--- What is expected ---
Transcribe only the part of the material below that begins at the line containing "Clone this chart in matplotlib." and ends at the line containing "xticks = [1992, 1996, 2000, 2004, 2008]", with both kept and images left out.

--- Supplied information ---
++++

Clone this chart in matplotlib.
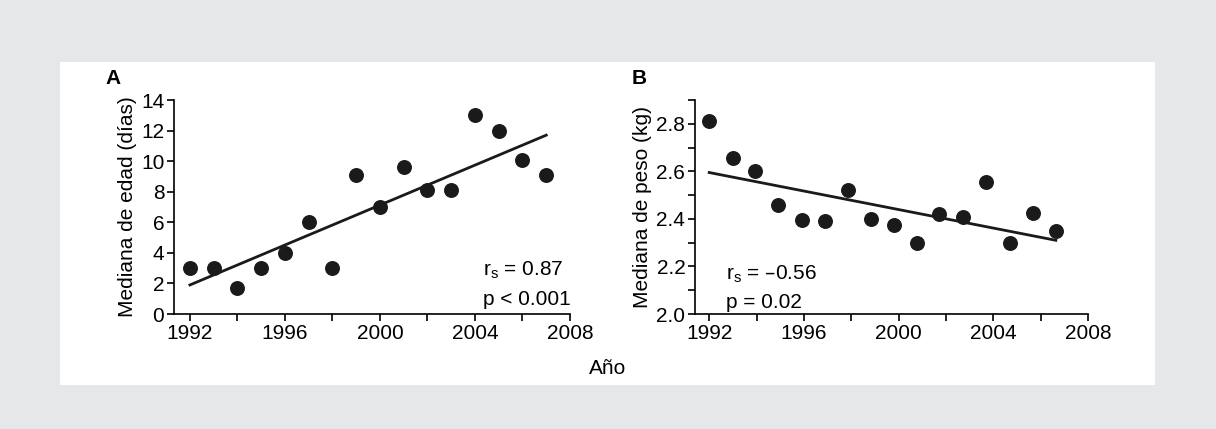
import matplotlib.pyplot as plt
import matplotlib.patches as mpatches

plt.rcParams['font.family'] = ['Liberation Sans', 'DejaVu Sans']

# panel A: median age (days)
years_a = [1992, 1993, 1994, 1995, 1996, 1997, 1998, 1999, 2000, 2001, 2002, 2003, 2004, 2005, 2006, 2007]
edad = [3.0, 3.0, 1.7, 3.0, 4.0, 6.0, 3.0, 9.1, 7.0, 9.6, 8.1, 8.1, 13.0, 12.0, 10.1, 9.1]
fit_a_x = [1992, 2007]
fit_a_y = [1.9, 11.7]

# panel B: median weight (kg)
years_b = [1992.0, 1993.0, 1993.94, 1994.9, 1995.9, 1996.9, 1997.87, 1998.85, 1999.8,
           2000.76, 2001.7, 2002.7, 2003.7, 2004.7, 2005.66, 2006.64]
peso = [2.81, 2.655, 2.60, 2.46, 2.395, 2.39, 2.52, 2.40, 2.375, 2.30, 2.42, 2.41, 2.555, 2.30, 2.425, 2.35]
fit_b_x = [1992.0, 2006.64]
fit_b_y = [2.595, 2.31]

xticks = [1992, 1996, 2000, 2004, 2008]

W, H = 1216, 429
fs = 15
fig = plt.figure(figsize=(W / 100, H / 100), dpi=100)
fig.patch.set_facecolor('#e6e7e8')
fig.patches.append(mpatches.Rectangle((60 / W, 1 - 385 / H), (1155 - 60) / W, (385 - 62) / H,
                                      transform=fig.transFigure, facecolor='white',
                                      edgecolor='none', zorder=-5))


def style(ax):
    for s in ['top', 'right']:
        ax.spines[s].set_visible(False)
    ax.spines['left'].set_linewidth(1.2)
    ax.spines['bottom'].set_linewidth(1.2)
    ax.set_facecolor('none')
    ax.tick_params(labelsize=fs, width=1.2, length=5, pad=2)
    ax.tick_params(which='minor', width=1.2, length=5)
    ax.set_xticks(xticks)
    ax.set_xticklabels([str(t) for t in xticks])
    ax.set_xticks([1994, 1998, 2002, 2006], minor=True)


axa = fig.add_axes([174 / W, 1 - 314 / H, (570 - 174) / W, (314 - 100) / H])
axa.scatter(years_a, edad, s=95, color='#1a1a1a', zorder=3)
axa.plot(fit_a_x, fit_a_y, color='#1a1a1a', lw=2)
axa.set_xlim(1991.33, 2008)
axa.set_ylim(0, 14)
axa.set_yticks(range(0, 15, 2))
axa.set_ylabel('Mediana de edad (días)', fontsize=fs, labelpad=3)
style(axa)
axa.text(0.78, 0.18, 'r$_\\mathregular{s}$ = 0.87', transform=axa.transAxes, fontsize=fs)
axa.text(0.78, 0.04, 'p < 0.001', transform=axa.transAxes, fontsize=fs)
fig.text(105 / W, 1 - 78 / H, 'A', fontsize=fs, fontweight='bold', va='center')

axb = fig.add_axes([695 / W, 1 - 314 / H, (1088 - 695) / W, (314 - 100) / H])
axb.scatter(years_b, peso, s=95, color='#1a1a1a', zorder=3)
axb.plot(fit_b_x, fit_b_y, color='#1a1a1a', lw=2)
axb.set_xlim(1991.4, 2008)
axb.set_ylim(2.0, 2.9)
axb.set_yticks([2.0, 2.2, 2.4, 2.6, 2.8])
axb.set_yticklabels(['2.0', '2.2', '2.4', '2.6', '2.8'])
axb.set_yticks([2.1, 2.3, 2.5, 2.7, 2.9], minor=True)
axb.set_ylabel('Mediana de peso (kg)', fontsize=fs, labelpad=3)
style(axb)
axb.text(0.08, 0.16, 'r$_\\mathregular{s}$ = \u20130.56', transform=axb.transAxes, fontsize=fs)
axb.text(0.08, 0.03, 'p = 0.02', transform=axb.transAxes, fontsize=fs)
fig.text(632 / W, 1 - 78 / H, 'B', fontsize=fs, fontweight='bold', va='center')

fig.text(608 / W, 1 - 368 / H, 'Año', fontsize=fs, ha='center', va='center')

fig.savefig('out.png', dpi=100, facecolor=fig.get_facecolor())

++++

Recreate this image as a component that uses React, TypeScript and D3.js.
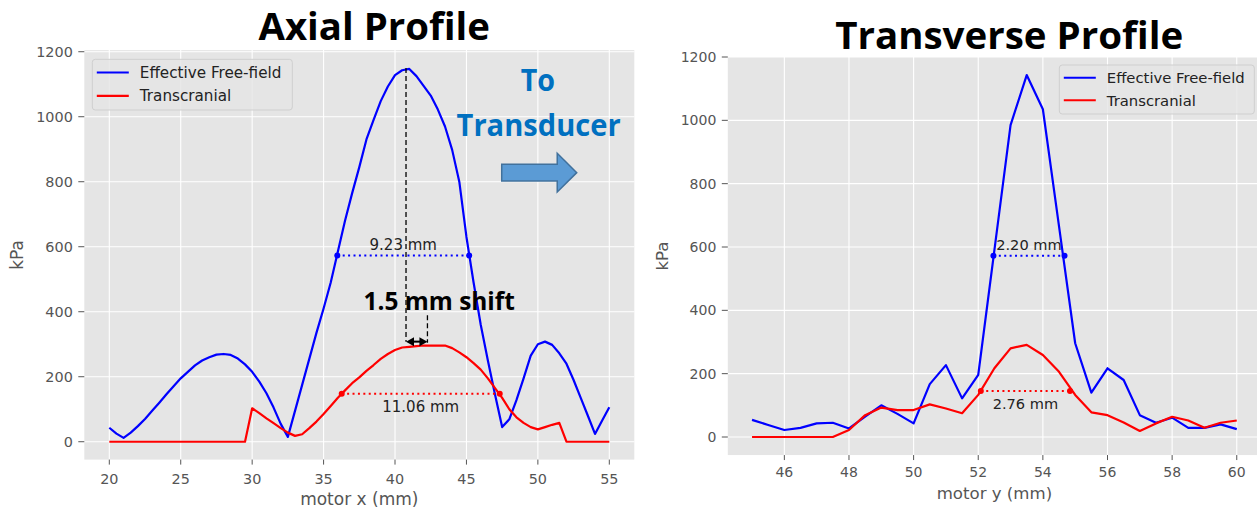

++++

--- The reply ---
Clone this chart in matplotlib.
import matplotlib.pyplot as plt
import matplotlib.patches as mpatches

plt.rcParams['font.family'] = ['Liberation Sans', 'DejaVu Sans']

# panel A: median age (days)
years_a = [1992, 1993, 1994, 1995, 1996, 1997, 1998, 1999, 2000, 2001, 2002, 2003, 2004, 2005, 2006, 2007]
edad = [3.0, 3.0, 1.7, 3.0, 4.0, 6.0, 3.0, 9.1, 7.0, 9.6, 8.1, 8.1, 13.0, 12.0, 10.1, 9.1]
fit_a_x = [1992, 2007]
fit_a_y = [1.9, 11.7]

# panel B: median weight (kg)
years_b = [1992.0, 1993.0, 1993.94, 1994.9, 1995.9, 1996.9, 1997.87, 1998.85, 1999.8,
           2000.76, 2001.7, 2002.7, 2003.7, 2004.7, 2005.66, 2006.64]
peso = [2.81, 2.655, 2.60, 2.46, 2.395, 2.39, 2.52, 2.40, 2.375, 2.30, 2.42, 2.41, 2.555, 2.30, 2.425, 2.35]
fit_b_x = [1992.0, 2006.64]
fit_b_y = [2.595, 2.31]

xticks = [1992, 1996, 2000, 2004, 2008]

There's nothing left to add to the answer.